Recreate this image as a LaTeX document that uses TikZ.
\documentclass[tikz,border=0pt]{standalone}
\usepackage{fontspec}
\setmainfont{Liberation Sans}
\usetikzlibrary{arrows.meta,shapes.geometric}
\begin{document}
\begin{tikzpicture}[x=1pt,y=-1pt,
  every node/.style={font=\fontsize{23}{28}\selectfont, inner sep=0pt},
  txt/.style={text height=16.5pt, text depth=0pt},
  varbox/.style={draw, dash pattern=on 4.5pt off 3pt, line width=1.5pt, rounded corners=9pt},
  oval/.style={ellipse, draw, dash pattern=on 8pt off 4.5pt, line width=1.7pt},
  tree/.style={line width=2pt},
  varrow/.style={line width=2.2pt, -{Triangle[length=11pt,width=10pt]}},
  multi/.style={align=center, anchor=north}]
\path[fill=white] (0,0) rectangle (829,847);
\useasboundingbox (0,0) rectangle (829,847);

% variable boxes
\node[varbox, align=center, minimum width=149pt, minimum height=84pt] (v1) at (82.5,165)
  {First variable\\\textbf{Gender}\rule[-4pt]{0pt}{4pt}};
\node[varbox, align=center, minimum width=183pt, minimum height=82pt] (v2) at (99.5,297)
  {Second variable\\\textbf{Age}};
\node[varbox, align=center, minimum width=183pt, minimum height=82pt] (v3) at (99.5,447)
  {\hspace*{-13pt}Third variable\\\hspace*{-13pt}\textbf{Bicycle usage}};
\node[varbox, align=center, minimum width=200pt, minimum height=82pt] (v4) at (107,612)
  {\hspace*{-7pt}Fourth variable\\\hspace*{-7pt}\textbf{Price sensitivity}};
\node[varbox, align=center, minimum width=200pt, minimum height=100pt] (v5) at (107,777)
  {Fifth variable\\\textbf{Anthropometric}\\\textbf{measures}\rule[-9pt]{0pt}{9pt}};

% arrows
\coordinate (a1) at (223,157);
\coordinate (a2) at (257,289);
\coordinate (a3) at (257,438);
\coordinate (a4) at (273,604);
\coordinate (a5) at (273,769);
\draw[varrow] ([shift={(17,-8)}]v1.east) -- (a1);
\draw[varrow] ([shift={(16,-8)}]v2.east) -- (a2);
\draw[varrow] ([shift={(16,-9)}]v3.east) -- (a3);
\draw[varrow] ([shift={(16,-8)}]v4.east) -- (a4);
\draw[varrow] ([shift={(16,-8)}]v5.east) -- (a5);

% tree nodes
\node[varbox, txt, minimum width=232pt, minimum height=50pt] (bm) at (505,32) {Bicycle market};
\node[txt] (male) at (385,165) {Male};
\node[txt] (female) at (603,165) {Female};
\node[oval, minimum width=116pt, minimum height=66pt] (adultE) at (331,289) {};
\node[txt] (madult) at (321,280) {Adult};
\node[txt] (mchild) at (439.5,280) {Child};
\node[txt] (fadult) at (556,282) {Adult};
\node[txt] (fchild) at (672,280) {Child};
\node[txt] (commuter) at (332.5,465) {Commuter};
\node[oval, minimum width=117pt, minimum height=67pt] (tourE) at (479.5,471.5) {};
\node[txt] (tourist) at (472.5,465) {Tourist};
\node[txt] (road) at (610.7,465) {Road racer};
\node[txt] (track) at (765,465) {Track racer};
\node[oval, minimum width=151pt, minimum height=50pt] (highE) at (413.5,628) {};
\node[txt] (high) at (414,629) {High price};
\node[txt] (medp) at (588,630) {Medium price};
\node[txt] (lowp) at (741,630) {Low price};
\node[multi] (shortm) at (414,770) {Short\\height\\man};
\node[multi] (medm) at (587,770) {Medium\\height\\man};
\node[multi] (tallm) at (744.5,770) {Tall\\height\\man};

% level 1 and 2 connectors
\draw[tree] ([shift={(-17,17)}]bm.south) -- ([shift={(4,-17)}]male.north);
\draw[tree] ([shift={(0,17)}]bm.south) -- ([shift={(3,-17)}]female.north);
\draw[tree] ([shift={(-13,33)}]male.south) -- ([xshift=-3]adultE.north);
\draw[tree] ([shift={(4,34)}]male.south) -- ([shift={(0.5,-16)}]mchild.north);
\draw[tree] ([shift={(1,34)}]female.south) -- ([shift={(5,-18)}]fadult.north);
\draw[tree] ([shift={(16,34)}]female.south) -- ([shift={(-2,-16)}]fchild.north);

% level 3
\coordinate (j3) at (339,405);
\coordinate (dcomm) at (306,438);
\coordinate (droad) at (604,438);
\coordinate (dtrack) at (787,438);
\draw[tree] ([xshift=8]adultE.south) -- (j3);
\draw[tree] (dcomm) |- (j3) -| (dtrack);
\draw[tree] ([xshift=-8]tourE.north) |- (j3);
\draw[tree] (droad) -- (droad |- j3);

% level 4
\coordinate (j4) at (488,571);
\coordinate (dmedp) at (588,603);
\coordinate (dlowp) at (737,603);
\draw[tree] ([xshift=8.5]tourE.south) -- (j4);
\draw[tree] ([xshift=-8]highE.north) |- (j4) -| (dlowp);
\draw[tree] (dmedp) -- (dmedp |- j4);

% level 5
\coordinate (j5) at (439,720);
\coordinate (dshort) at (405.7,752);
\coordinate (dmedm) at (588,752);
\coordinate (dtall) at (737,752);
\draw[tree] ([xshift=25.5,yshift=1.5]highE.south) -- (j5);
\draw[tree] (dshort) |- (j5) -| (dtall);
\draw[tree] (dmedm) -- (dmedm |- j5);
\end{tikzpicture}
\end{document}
○ ○ ○ ○
**CHALLENGE:**
Recite the full listing above exactly.

**SOLUTION:**
Recreate this image as a LaTeX document that uses TikZ.
\documentclass[tikz,border=0pt]{standalone}
\usepackage{fontspec}
\setmainfont{Liberation Sans}
\usetikzlibrary{arrows.meta,shapes.geometric}
\begin{document}
\begin{tikzpicture}[x=1pt,y=-1pt,
  every node/.style={font=\fontsize{23}{28}\selectfont, inner sep=0pt},
  txt/.style={text height=16.5pt, text depth=0pt},
  varbox/.style={draw, dash pattern=on 4.5pt off 3pt, line width=1.5pt, rounded corners=9pt},
  oval/.style={ellipse, draw, dash pattern=on 8pt off 4.5pt, line width=1.7pt},
  tree/.style={line width=2pt},
  varrow/.style={line width=2.2pt, -{Triangle[length=11pt,width=10pt]}},
  multi/.style={align=center, anchor=north}]
\path[fill=white] (0,0) rectangle (829,847);
\useasboundingbox (0,0) rectangle (829,847);

% variable boxes
\node[varbox, align=center, minimum width=149pt, minimum height=84pt] (v1) at (82.5,165)
  {First variable\\\textbf{Gender}\rule[-4pt]{0pt}{4pt}};
\node[varbox, align=center, minimum width=183pt, minimum height=82pt] (v2) at (99.5,297)
  {Second variable\\\textbf{Age}};
\node[varbox, align=center, minimum width=183pt, minimum height=82pt] (v3) at (99.5,447)
  {\hspace*{-13pt}Third variable\\\hspace*{-13pt}\textbf{Bicycle usage}};
\node[varbox, align=center, minimum width=200pt, minimum height=82pt] (v4) at (107,612)
  {\hspace*{-7pt}Fourth variable\\\hspace*{-7pt}\textbf{Price sensitivity}};
\node[varbox, align=center, minimum width=200pt, minimum height=100pt] (v5) at (107,777)
  {Fifth variable\\\textbf{Anthropometric}\\\textbf{measures}\rule[-9pt]{0pt}{9pt}};

% arrows
\coordinate (a1) at (223,157);
\coordinate (a2) at (257,289);
\coordinate (a3) at (257,438);
\coordinate (a4) at (273,604);
\coordinate (a5) at (273,769);
\draw[varrow] ([shift={(17,-8)}]v1.east) -- (a1);
\draw[varrow] ([shift={(16,-8)}]v2.east) -- (a2);
\draw[varrow] ([shift={(16,-9)}]v3.east) -- (a3);
\draw[varrow] ([shift={(16,-8)}]v4.east) -- (a4);
\draw[varrow] ([shift={(16,-8)}]v5.east) -- (a5);

% tree nodes
\node[varbox, txt, minimum width=232pt, minimum height=50pt] (bm) at (505,32) {Bicycle market};
\node[txt] (male) at (385,165) {Male};
\node[txt] (female) at (603,165) {Female};
\node[oval, minimum width=116pt, minimum height=66pt] (adultE) at (331,289) {};
\node[txt] (madult) at (321,280) {Adult};
\node[txt] (mchild) at (439.5,280) {Child};
\node[txt] (fadult) at (556,282) {Adult};
\node[txt] (fchild) at (672,280) {Child};
\node[txt] (commuter) at (332.5,465) {Commuter};
\node[oval, minimum width=117pt, minimum height=67pt] (tourE) at (479.5,471.5) {};
\node[txt] (tourist) at (472.5,465) {Tourist};
\node[txt] (road) at (610.7,465) {Road racer};
\node[txt] (track) at (765,465) {Track racer};
\node[oval, minimum width=151pt, minimum height=50pt] (highE) at (413.5,628) {};
\node[txt] (high) at (414,629) {High price};
\node[txt] (medp) at (588,630) {Medium price};
\node[txt] (lowp) at (741,630) {Low price};
\node[multi] (shortm) at (414,770) {Short\\height\\man};
\node[multi] (medm) at (587,770) {Medium\\height\\man};
\node[multi] (tallm) at (744.5,770) {Tall\\height\\man};

% level 1 and 2 connectors
\draw[tree] ([shift={(-17,17)}]bm.south) -- ([shift={(4,-17)}]male.north);
\draw[tree] ([shift={(0,17)}]bm.south) -- ([shift={(3,-17)}]female.north);
\draw[tree] ([shift={(-13,33)}]male.south) -- ([xshift=-3]adultE.north);
\draw[tree] ([shift={(4,34)}]male.south) -- ([shift={(0.5,-16)}]mchild.north);
\draw[tree] ([shift={(1,34)}]female.south) -- ([shift={(5,-18)}]fadult.north);
\draw[tree] ([shift={(16,34)}]female.south) -- ([shift={(-2,-16)}]fchild.north);

% level 3
\coordinate (j3) at (339,405);
\coordinate (dcomm) at (306,438);
\coordinate (droad) at (604,438);
\coordinate (dtrack) at (787,438);
\draw[tree] ([xshift=8]adultE.south) -- (j3);
\draw[tree] (dcomm) |- (j3) -| (dtrack);
\draw[tree] ([xshift=-8]tourE.north) |- (j3);
\draw[tree] (droad) -- (droad |- j3);

% level 4
\coordinate (j4) at (488,571);
\coordinate (dmedp) at (588,603);
\coordinate (dlowp) at (737,603);
\draw[tree] ([xshift=8.5]tourE.south) -- (j4);
\draw[tree] ([xshift=-8]highE.north) |- (j4) -| (dlowp);
\draw[tree] (dmedp) -- (dmedp |- j4);

% level 5
\coordinate (j5) at (439,720);
\coordinate (dshort) at (405.7,752);
\coordinate (dmedm) at (588,752);
\coordinate (dtall) at (737,752);
\draw[tree] ([xshift=25.5,yshift=1.5]highE.south) -- (j5);
\draw[tree] (dshort) |- (j5) -| (dtall);
\draw[tree] (dmedm) -- (dmedm |- j5);
\end{tikzpicture}
\end{document}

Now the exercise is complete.